In 2008, Wong gave the commencement speech for the UCLA English department — a proud moment for her conventional parents, who sat in the audience. Afterward, she overheard actor James Franco, who was one of the graduates, dismissing her performance as "not very good" and angling for an invitation to speak the following year. She tore into him on a blog post that was picked up by the feminist website Jezebel.
Even now, Wong's mother urges her to get a government job.
"The way my mom raised me was so conservative," Wong said. "She even tells me before I do a show — 'Don't talk bad about me.' I can't turn back. I'm not going to play the violin for an hour."
In person, Wong is anything but combative. She uses academic phrases like "heteronormative" to describe the subjects she satirizes. Since the pink Mercedes caught fire on the 405 Freeway, she has gone carless in Los Angeles, relying on a motor scooter and rides from friends. She shares her apartment with Octavia, a gray tabby who is the successor to Oliver, the sprayer featured in "Cat Lady."
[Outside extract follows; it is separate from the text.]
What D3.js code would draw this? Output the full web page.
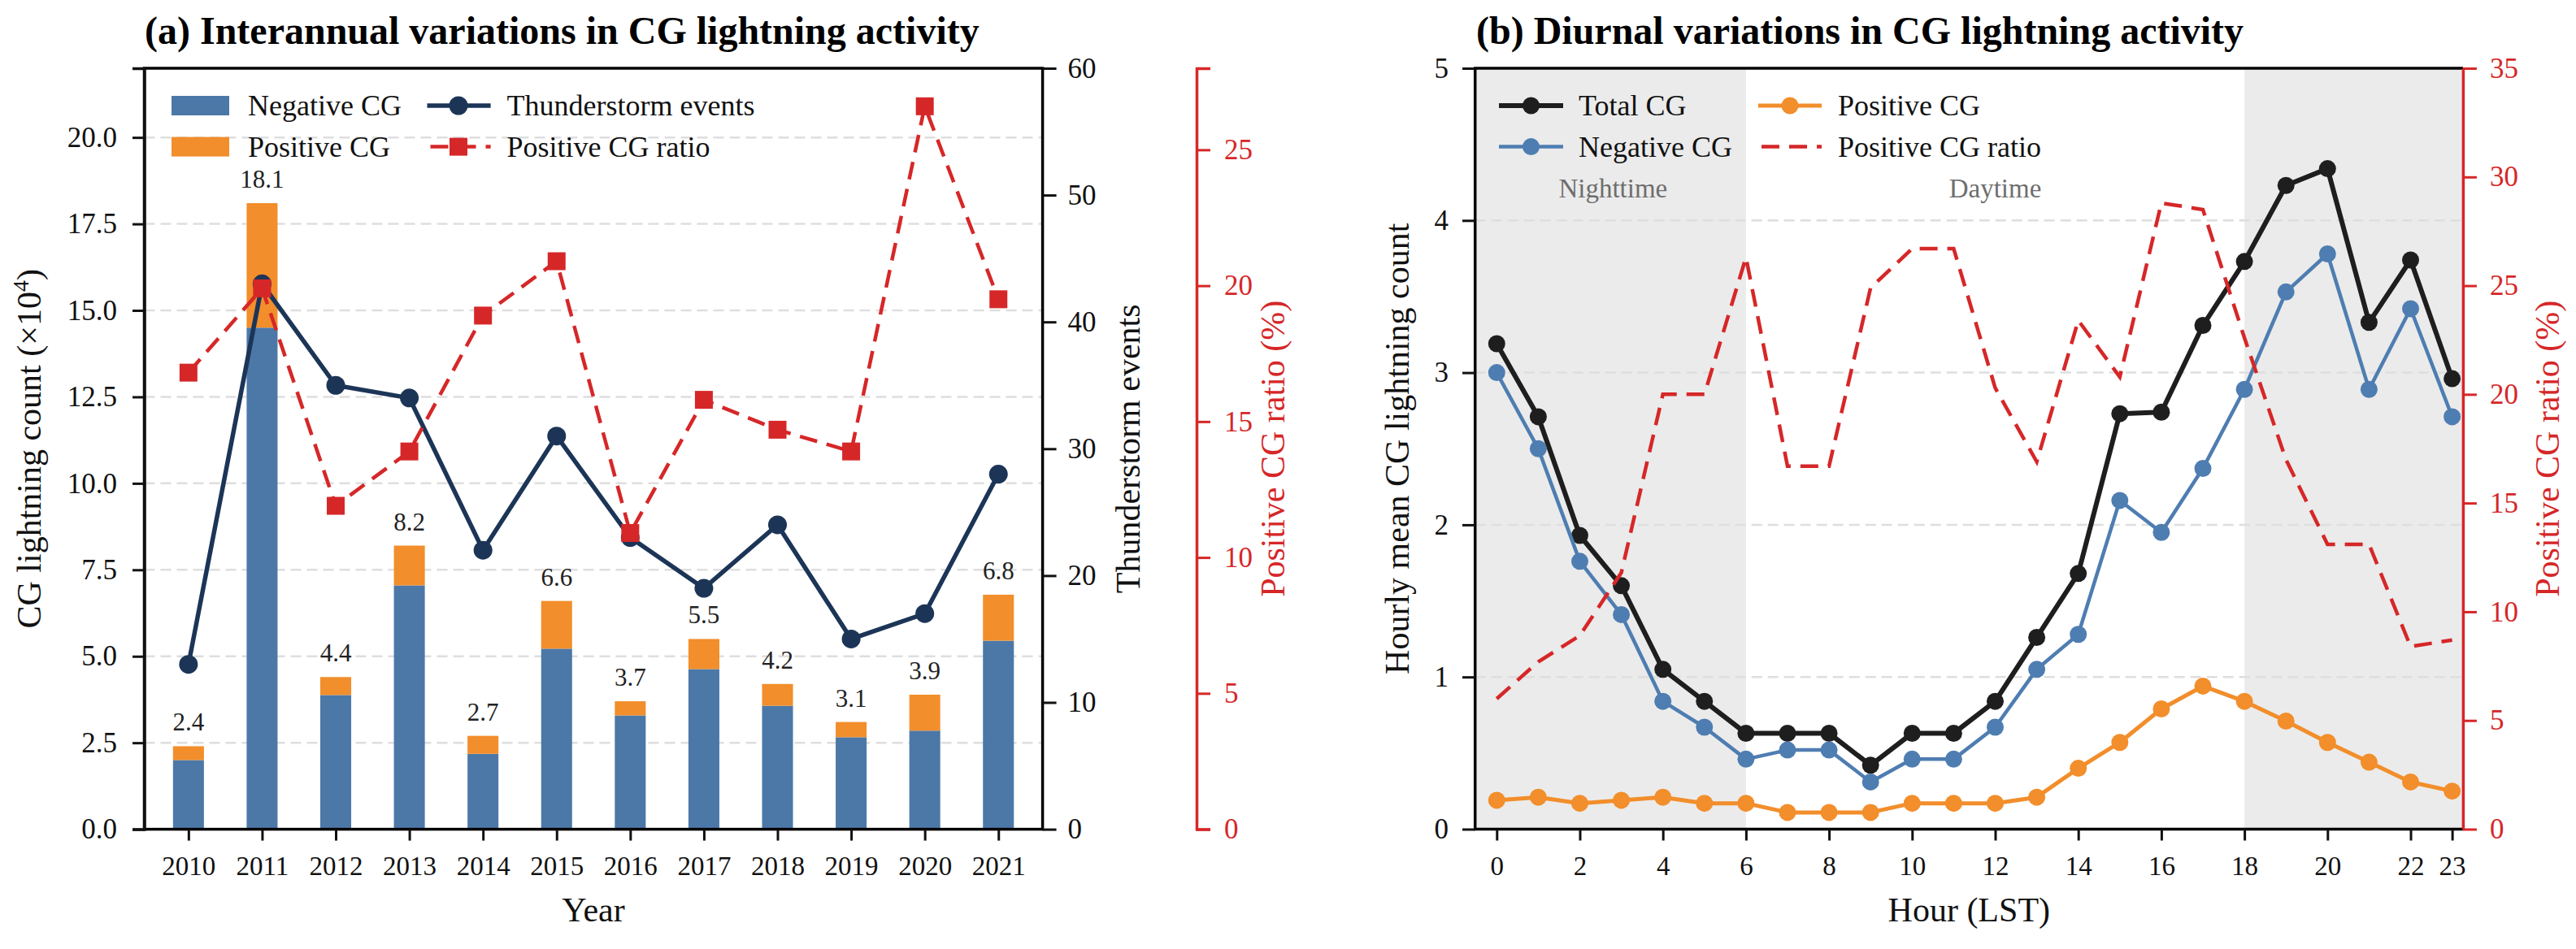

In a DVD performance of "Cuckoo's Nest," Wong accosts a white audience member and fingers his hair, exclaiming at how soft it is. Asian women with straight, silky locks and black women with springy curls get the joke — curious strangers have touched their hair without permission.
In her private life, the in-your-face performer was so lonely that she dated almost anyone who came her way. Often, she was one in a long string of Asian girlfriends.
When Wong started writing for XO Jane, her editor suggested a piece about Asian fetishes. But she had been there, done that with Big Bad Chinese Mama. It was not until the Martin verdict and the racially polarized reaction to it that Wong plunged back into the issue of stereotyping.
"We have progressed and yet we haven't. We've just figured out how to hide obvious markers of racism," Wong said. "There are people who think, 'Look at all my diverse friends,' or 'I'm not racist — I've dated all these Asian women,' or 'I'm so nice to everyone.' It's avoiding a very difficult topic."
In an XO Jane piece published last July, Wong responded to the justifications her ex-boyfriends have given for exclusively dating Asian women.
Statement: "I don't see race."
Response: "Then how is it that your dating habits have me feeling like I'm on an assembly line of Asian blow-up dolls?!"
Wong's next show, "The Wong Street Journal," will be about global poverty and her recent trip to Uganda, where she made an impromptu rap album with locals.
The Fusion television segment, which aired in late November, begins with host Alicia Menendez describing a survey of online daters. According to the survey, men prefer Asian women over other races, while women tend to prefer white men.
To Josh Fischer, whose company Are You Interested produced the survey, the results prove that people nowadays are more open to interracial dating.
Actually, Wong responds, what comes to mind is a stereotype of Asians as "submissive, delicate, model-girlfriend types."
On the other hand, she says, why not embrace her own popularity?
That's when she launches into her "I can do anything I want" taunt.
"Kristina's going to talk about that?" said Phil Yu, author of the blog Angry Asian Man. "She's going to come in with something. True to form, it was pretty spectacular."
Yet, judging by the online reaction, not everyone got the message.
"I am a sucker for Asian women ...," one man wrote. "Aside from that exotic trait about her (yes, I said it, I don't know where that exotic trait comes from but it's there) she has a very fun hilariously witty personality ... that any guy would be lucky to date her ... Believe me, it would be awesome to date you, Ms. Wong."